By Luke Landau
WHILE the future of foreign policy is impossible to predict it is increasingly clear that the most significant factor to consider when making decisions has to be the climate crisis.
Our best emission projections coupled with the latest climate sensitivity models forewarn of warming of between 2.3°C and 4.7°C compared to pre-industrial levels, meaning in all probability our chance to meet the targets set by the Paris Agreement has passed.
We will likely suffer sea level rises of 61-110cm by 2100, causing the devastation of coastal cities, Arctic communities and small island states. Increased temperatures will lead to crop failures, more frequent extreme weather events and vast areas of land being swallowed by the desert. In all likelihood we will witness a migrant crisis beyond comprehension and if we do not act in time, the world as we know it will be swept away.
However the bigger the crisis, the greater the opportunity and this is the most severe crisis in all of human history. Rich nations have the opportunity, through investment in conservation and technology, to position themselves such that no matter who comes asking for aid, they will be able to assist.

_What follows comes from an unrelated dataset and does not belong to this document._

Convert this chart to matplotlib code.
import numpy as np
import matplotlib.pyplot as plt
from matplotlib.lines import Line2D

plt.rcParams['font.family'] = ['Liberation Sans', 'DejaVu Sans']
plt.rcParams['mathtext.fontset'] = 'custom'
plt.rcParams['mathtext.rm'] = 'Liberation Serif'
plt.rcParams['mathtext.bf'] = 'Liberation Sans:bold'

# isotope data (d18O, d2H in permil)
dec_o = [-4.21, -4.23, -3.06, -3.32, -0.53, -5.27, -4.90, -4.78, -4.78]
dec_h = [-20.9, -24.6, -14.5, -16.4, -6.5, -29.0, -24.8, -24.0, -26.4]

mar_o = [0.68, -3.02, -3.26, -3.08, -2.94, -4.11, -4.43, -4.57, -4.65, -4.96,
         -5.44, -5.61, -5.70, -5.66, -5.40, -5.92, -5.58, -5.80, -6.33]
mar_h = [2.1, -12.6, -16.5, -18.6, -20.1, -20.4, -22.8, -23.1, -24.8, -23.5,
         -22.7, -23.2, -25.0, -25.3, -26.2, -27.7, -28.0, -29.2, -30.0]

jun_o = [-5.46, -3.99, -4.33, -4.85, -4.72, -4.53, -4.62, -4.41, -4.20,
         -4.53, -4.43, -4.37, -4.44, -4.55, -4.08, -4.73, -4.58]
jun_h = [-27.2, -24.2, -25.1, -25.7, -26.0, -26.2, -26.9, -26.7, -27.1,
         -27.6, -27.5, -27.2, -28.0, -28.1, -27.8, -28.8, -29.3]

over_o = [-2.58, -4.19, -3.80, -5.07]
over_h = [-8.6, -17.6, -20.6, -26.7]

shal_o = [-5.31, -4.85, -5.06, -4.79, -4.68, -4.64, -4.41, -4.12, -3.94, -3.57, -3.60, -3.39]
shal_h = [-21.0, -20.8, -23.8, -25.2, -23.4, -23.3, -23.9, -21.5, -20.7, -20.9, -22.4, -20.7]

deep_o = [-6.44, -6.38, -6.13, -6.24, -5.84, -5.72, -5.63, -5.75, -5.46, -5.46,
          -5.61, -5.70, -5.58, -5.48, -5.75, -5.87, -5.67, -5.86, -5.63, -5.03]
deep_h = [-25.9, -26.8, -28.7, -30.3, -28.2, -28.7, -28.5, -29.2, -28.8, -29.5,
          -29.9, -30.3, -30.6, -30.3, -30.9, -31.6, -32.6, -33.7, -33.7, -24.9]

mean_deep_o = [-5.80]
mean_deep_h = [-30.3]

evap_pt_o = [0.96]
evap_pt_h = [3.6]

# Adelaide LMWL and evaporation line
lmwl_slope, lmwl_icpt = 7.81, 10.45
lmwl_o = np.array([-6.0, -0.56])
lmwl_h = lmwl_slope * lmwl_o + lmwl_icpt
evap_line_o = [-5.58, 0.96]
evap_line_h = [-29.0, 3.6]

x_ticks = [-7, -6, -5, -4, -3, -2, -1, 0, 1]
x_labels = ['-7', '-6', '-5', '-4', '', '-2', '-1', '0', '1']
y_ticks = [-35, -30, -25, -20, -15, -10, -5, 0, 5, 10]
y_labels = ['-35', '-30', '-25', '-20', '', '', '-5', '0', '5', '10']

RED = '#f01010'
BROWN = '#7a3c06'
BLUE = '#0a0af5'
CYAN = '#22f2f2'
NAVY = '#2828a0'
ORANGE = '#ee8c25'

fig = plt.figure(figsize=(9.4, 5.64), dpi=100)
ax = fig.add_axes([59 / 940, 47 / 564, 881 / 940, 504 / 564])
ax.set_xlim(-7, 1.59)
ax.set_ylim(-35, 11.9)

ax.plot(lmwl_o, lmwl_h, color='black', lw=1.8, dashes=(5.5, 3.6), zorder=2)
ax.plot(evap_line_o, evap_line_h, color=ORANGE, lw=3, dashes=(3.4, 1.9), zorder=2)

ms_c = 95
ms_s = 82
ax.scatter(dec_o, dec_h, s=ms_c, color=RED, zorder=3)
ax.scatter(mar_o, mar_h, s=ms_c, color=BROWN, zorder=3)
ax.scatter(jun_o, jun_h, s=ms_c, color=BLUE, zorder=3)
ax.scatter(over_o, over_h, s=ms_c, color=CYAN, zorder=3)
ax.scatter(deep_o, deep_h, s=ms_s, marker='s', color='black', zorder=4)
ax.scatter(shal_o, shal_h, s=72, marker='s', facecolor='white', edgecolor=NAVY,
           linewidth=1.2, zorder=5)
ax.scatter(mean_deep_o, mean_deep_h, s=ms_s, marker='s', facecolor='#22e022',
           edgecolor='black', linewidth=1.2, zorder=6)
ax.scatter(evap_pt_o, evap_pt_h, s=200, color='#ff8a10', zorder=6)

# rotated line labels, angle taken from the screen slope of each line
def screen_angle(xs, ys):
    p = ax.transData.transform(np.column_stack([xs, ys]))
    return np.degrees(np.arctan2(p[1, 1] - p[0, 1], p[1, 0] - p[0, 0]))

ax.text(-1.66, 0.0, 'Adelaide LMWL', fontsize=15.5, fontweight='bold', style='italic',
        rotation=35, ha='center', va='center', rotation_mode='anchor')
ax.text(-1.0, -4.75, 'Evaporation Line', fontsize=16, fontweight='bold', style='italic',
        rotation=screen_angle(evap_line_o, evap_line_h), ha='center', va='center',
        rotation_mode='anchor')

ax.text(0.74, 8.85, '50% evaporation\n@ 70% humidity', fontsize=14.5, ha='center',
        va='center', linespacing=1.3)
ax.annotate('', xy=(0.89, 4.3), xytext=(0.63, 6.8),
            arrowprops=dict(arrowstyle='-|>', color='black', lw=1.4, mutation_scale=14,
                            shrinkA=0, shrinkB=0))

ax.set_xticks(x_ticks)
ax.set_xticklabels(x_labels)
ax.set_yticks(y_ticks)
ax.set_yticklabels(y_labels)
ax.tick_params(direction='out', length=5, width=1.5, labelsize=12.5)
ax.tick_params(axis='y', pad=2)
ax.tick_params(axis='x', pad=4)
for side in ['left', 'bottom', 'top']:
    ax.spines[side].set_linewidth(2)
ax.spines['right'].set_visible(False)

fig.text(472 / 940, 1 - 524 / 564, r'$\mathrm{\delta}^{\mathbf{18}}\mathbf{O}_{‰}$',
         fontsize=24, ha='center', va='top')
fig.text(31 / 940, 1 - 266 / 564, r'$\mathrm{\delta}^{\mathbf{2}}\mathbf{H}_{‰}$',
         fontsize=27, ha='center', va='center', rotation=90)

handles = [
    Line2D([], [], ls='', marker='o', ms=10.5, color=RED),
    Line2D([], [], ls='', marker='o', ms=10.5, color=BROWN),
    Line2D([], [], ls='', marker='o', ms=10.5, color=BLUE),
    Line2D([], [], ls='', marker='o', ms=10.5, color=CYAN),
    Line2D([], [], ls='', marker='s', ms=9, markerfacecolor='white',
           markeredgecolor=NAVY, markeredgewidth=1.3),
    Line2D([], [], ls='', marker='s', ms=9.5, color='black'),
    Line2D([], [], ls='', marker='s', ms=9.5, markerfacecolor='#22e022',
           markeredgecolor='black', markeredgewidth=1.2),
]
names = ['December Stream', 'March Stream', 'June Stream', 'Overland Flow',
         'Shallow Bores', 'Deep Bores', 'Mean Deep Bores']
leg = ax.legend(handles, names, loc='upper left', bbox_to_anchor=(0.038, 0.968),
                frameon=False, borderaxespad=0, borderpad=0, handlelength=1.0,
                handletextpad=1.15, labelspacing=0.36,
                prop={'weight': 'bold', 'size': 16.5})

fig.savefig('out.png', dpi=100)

In the US, president Joe Biden recognises the urgency, reversing his predecessor’s decision to pull out of the Paris Agreement within hours of being sworn in, firmly “putting the climate crisis at the centre of United States foreign policy and national security”
With the appointment of a new Special Presidential Envoy for Climate, he aims to pursue green recovery efforts of all kinds, like funding clean energy initiatives, decarbonisation strategies and channeling investment into the green economy.

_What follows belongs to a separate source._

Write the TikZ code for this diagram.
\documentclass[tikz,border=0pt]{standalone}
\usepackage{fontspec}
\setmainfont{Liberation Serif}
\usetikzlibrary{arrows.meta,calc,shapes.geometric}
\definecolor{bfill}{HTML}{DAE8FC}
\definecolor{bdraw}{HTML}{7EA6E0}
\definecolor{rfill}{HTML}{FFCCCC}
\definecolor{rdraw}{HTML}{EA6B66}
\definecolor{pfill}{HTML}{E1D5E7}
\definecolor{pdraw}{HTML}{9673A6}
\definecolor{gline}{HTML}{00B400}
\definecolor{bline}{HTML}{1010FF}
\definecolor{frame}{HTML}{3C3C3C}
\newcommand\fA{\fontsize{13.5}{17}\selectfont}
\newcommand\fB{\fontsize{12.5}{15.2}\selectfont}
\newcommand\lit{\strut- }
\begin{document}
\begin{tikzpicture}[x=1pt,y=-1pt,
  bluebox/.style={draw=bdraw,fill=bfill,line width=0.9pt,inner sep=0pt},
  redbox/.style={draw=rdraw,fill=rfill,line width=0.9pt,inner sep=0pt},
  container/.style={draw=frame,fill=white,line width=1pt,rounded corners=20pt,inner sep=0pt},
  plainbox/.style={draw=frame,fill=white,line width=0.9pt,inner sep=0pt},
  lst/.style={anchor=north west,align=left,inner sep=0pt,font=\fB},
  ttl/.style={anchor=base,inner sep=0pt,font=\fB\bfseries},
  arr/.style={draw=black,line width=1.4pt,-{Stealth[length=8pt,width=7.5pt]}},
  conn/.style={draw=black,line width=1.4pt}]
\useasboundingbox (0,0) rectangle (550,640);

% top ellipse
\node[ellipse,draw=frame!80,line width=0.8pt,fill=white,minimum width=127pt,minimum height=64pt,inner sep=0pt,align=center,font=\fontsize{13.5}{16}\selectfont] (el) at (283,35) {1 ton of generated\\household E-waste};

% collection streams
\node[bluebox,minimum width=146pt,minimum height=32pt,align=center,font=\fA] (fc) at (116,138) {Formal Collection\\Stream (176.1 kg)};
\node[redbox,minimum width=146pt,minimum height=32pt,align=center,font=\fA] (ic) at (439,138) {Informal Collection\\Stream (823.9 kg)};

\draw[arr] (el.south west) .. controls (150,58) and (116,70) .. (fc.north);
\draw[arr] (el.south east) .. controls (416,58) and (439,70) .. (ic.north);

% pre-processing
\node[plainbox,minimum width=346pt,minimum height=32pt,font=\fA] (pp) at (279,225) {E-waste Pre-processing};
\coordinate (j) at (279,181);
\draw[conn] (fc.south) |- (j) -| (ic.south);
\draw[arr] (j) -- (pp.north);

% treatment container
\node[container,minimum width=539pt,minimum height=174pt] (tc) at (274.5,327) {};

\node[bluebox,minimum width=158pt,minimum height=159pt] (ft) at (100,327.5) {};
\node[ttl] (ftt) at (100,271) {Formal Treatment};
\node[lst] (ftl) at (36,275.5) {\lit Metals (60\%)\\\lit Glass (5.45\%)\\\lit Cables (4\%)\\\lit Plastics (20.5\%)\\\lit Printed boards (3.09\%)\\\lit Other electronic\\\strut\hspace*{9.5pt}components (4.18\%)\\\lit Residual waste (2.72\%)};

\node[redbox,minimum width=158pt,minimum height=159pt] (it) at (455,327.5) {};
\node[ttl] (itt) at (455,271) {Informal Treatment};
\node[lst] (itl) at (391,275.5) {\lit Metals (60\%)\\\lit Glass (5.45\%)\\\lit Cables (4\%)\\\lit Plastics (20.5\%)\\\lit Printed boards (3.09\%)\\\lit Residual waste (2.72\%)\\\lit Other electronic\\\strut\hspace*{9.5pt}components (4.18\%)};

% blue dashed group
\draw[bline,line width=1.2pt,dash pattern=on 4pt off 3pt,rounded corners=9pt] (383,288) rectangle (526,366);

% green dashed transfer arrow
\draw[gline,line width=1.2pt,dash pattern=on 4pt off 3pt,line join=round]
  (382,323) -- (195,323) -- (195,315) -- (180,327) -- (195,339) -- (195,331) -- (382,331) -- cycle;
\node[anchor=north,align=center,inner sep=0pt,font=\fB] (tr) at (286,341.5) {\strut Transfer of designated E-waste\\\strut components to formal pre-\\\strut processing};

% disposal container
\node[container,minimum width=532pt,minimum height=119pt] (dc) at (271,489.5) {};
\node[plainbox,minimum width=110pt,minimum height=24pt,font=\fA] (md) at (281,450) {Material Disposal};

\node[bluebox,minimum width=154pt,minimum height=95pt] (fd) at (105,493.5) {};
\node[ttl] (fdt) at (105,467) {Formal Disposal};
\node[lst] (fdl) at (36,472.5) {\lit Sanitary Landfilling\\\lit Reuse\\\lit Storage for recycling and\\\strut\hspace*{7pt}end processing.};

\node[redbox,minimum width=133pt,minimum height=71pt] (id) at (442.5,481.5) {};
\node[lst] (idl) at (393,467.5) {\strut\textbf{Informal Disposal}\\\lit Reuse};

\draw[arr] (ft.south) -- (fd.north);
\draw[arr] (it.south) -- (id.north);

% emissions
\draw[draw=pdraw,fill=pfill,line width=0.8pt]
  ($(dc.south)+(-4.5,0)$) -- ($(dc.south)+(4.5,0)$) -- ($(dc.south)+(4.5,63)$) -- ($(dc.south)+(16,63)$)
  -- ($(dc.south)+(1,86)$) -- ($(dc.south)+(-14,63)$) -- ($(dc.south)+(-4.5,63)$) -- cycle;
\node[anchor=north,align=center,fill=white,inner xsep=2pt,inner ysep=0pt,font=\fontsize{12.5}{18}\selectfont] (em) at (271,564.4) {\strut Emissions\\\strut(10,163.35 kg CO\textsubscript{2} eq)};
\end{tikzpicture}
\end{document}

AeroFarms, a pioneer of vertical farming, has built an indoor farm that produces 390 times the amount of food per unit of land compared to traditional farming methods, while only using 5% the water and no pesticides at all. If made economically viable to roll out nationally this could end the genocide of insects in the US, a significant driver of the extinction event, and free nearly 900 million acres of farmland for rewilding, more than enough to restore The Great Plains to their former glory.
In Europe, Sweden has long been charging its neighbours to import waste that would otherwise go to landfill, burning it to generate power while netting an annual profit of €100 million, though there is some debate about whether this can be considered environmentally friendly or sustainable.
France is an established leader in nuclear power, generating 70% of national electricity demand without producing CO2, and exporting so much the industry adds €3 billion a year to their GDP. Though this technology needs an
overhaul, about 95% of nuclear waste can be used as fuel for next generation reactors and the maturity of the sector means France is well positioned to cash in.
In blustery Great Britain, nearly 60% of the grid was powered by wind in august of 2020, and over the year the share of renewables grew to 42%. The government’s plan is to have every home in the UK powered with wind alone by 2030.
Denmark has just signed a deal to construct a €25 billion “energy island” in the middle of the North Sea. Designed to act as a hub for the largest offshore wind farm in the world, the first phase of construction will provide enough green energy to power 3 million homes.
But it seems one nation above all has recognised the advantage of seizing the day. Though China’s aim of carbon neutrality is later than most, 2060 instead of a global average of 2050, the relative infancy of their industrialised economy compared to other nations means that they are actually 150 years ahead of the curve.
China has installed 36% of the worlds wind capacity and is installing 45% of the capacity set to online. They own 32% of the worlds solar supply and are building 25% of what is to come. They are a major contributor to the ecological sciences, funding research and initiatives designed to promote protection and environmental management amidst a background of rapid economic growth, greatly restoring degraded environments, improving local provisions and increasing rural livelihoods.
They are also making huge strides in the advancement of next-gen nuclear technology which is cheaper and more compact than traditional methods. It is also passively safe, harnessing liquid instead of solid fuels to completely mitigate the risk of meltdown, allowing plants to be built quickly and placed near populated areas.
Alongside their $1 trillion Belt and Road Initiative, an expansive infrastructure project that aims to engineer Beijing as the centre of the industrialised world, it seems China is on course to earn themselves the most political capital from the crisis.
What this means for the significance of liberal democracies in the future is unclear but certainly things are moving quickly, and those agile enough to react will reap the rewards. For securing a place in the world and a seat at the highest tables, there has never been a better time to invest.